## DATA SHOWN:
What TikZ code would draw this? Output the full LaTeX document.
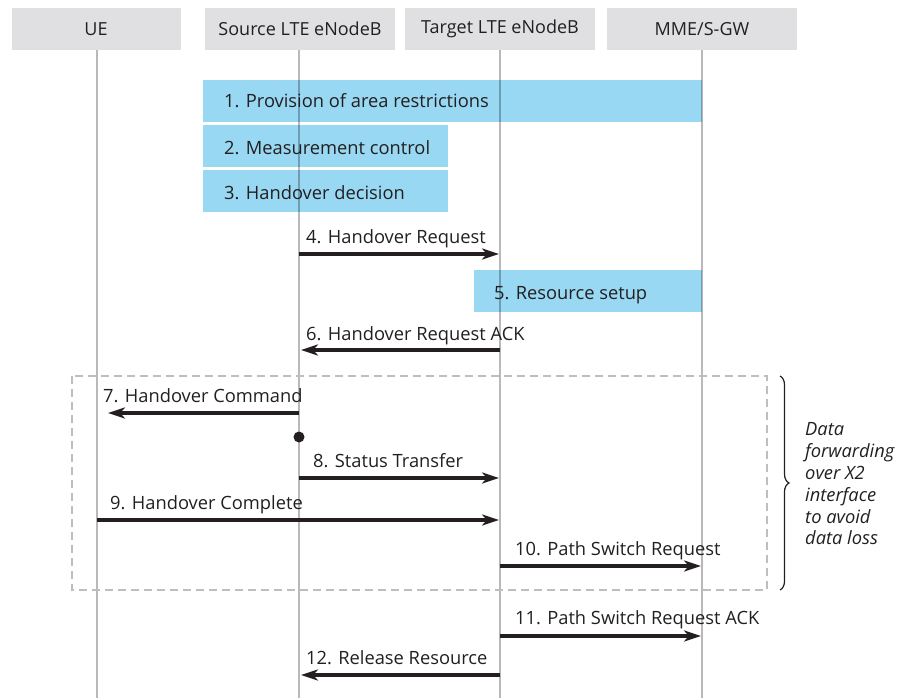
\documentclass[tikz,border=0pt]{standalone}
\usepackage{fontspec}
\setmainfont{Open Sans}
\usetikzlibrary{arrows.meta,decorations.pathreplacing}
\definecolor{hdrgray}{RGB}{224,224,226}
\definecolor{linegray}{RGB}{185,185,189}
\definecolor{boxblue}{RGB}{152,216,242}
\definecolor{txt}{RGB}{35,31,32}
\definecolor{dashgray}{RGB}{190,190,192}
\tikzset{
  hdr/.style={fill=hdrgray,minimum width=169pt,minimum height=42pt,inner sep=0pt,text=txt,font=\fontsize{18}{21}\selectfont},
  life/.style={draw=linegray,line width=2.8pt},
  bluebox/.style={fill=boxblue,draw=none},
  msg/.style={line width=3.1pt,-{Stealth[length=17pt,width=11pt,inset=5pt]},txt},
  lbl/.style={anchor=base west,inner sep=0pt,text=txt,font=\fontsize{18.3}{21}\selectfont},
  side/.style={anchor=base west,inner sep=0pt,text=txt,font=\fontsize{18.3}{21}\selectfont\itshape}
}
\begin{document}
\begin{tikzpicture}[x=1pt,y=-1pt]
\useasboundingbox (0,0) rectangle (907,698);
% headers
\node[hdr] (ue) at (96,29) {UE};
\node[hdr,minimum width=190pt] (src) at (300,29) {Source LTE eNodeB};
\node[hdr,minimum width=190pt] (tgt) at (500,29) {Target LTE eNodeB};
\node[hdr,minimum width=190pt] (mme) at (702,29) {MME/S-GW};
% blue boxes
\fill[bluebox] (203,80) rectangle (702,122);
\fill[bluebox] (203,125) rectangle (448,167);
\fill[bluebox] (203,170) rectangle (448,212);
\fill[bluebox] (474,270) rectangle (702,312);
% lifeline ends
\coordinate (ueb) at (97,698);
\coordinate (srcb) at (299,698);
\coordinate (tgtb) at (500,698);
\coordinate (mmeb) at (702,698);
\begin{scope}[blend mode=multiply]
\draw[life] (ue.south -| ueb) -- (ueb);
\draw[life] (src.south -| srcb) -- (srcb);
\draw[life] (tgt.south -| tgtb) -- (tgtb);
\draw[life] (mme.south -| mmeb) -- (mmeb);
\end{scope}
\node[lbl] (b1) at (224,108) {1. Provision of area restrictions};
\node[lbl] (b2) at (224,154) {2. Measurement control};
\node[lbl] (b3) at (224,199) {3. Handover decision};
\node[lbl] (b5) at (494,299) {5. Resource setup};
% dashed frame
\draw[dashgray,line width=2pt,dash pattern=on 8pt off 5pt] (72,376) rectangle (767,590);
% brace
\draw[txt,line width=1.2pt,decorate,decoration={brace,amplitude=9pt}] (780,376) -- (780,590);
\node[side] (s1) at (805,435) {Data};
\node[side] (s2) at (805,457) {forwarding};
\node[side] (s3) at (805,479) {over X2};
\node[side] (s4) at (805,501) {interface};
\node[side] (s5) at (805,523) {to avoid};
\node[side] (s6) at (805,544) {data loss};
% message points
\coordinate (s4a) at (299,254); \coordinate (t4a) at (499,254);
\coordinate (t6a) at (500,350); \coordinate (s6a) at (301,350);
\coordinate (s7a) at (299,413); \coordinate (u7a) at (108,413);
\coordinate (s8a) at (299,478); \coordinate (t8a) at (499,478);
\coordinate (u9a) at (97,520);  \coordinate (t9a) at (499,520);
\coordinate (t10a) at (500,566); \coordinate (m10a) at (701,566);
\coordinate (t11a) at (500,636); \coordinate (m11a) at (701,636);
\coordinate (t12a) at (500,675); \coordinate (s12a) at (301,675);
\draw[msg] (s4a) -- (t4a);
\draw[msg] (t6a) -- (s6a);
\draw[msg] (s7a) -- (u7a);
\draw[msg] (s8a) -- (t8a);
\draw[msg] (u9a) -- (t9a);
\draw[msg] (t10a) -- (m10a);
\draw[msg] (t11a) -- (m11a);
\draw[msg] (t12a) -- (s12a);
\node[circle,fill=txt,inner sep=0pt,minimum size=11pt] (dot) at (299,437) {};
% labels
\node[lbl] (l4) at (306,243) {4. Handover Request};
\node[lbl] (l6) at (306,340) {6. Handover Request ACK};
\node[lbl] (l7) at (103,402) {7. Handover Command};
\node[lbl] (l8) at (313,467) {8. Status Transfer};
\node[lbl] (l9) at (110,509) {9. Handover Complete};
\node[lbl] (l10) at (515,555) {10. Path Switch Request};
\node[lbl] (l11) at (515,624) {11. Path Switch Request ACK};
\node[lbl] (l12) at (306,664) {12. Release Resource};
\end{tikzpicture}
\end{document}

## GIVEN PROBLEM:
The listing above must be printed again exactly, minus its pictures.

## THE COMPLETED TASK:
What TikZ code would draw this? Output the full LaTeX document.
\documentclass[tikz,border=0pt]{standalone}
\usepackage{fontspec}
\setmainfont{Open Sans}
\usetikzlibrary{arrows.meta,decorations.pathreplacing}
\definecolor{hdrgray}{RGB}{224,224,226}
\definecolor{linegray}{RGB}{185,185,189}
\definecolor{boxblue}{RGB}{152,216,242}
\definecolor{txt}{RGB}{35,31,32}
\definecolor{dashgray}{RGB}{190,190,192}
\tikzset{
  hdr/.style={fill=hdrgray,minimum width=169pt,minimum height=42pt,inner sep=0pt,text=txt,font=\fontsize{18}{21}\selectfont},
  life/.style={draw=linegray,line width=2.8pt},
  bluebox/.style={fill=boxblue,draw=none},
  msg/.style={line width=3.1pt,-{Stealth[length=17pt,width=11pt,inset=5pt]},txt},
  lbl/.style={anchor=base west,inner sep=0pt,text=txt,font=\fontsize{18.3}{21}\selectfont},
  side/.style={anchor=base west,inner sep=0pt,text=txt,font=\fontsize{18.3}{21}\selectfont\itshape}
}
\begin{document}
\begin{tikzpicture}[x=1pt,y=-1pt]
\useasboundingbox (0,0) rectangle (907,698);
% headers
\node[hdr] (ue) at (96,29) {UE};
\node[hdr,minimum width=190pt] (src) at (300,29) {Source LTE eNodeB};
\node[hdr,minimum width=190pt] (tgt) at (500,29) {Target LTE eNodeB};
\node[hdr,minimum width=190pt] (mme) at (702,29) {MME/S-GW};
% blue boxes
\fill[bluebox] (203,80) rectangle (702,122);
\fill[bluebox] (203,125) rectangle (448,167);
\fill[bluebox] (203,170) rectangle (448,212);
\fill[bluebox] (474,270) rectangle (702,312);
% lifeline ends
\coordinate (ueb) at (97,698);
\coordinate (srcb) at (299,698);
\coordinate (tgtb) at (500,698);
\coordinate (mmeb) at (702,698);
\begin{scope}[blend mode=multiply]
\draw[life] (ue.south -| ueb) -- (ueb);
\draw[life] (src.south -| srcb) -- (srcb);
\draw[life] (tgt.south -| tgtb) -- (tgtb);
\draw[life] (mme.south -| mmeb) -- (mmeb);
\end{scope}
\node[lbl] (b1) at (224,108) {1. Provision of area restrictions};
\node[lbl] (b2) at (224,154) {2. Measurement control};
\node[lbl] (b3) at (224,199) {3. Handover decision};
\node[lbl] (b5) at (494,299) {5. Resource setup};
% dashed frame
\draw[dashgray,line width=2pt,dash pattern=on 8pt off 5pt] (72,376) rectangle (767,590);
% brace
\draw[txt,line width=1.2pt,decorate,decoration={brace,amplitude=9pt}] (780,376) -- (780,590);
\node[side] (s1) at (805,435) {Data};
\node[side] (s2) at (805,457) {forwarding};
\node[side] (s3) at (805,479) {over X2};
\node[side] (s4) at (805,501) {interface};
\node[side] (s5) at (805,523) {to avoid};
\node[side] (s6) at (805,544) {data loss};
% message points
\coordinate (s4a) at (299,254); \coordinate (t4a) at (499,254);
\coordinate (t6a) at (500,350); \coordinate (s6a) at (301,350);
\coordinate (s7a) at (299,413); \coordinate (u7a) at (108,413);
\coordinate (s8a) at (299,478); \coordinate (t8a) at (499,478);
\coordinate (u9a) at (97,520);  \coordinate (t9a) at (499,520);
\coordinate (t10a) at (500,566); \coordinate (m10a) at (701,566);
\coordinate (t11a) at (500,636); \coordinate (m11a) at (701,636);
\coordinate (t12a) at (500,675); \coordinate (s12a) at (301,675);
\draw[msg] (s4a) -- (t4a);
\draw[msg] (t6a) -- (s6a);
\draw[msg] (s7a) -- (u7a);
\draw[msg] (s8a) -- (t8a);
\draw[msg] (u9a) -- (t9a);
\draw[msg] (t10a) -- (m10a);
\draw[msg] (t11a) -- (m11a);
\draw[msg] (t12a) -- (s12a);
\node[circle,fill=txt,inner sep=0pt,minimum size=11pt] (dot) at (299,437) {};
% labels
\node[lbl] (l4) at (306,243) {4. Handover Request};
\node[lbl] (l6) at (306,340) {6. Handover Request ACK};
\node[lbl] (l7) at (103,402) {7. Handover Command};
\node[lbl] (l8) at (313,467) {8. Status Transfer};
\node[lbl] (l9) at (110,509) {9. Handover Complete};
\node[lbl] (l10) at (515,555) {10. Path Switch Request};
\node[lbl] (l11) at (515,624) {11. Path Switch Request ACK};
\node[lbl] (l12) at (306,664) {12. Release Resource};
\end{tikzpicture}
\end{document}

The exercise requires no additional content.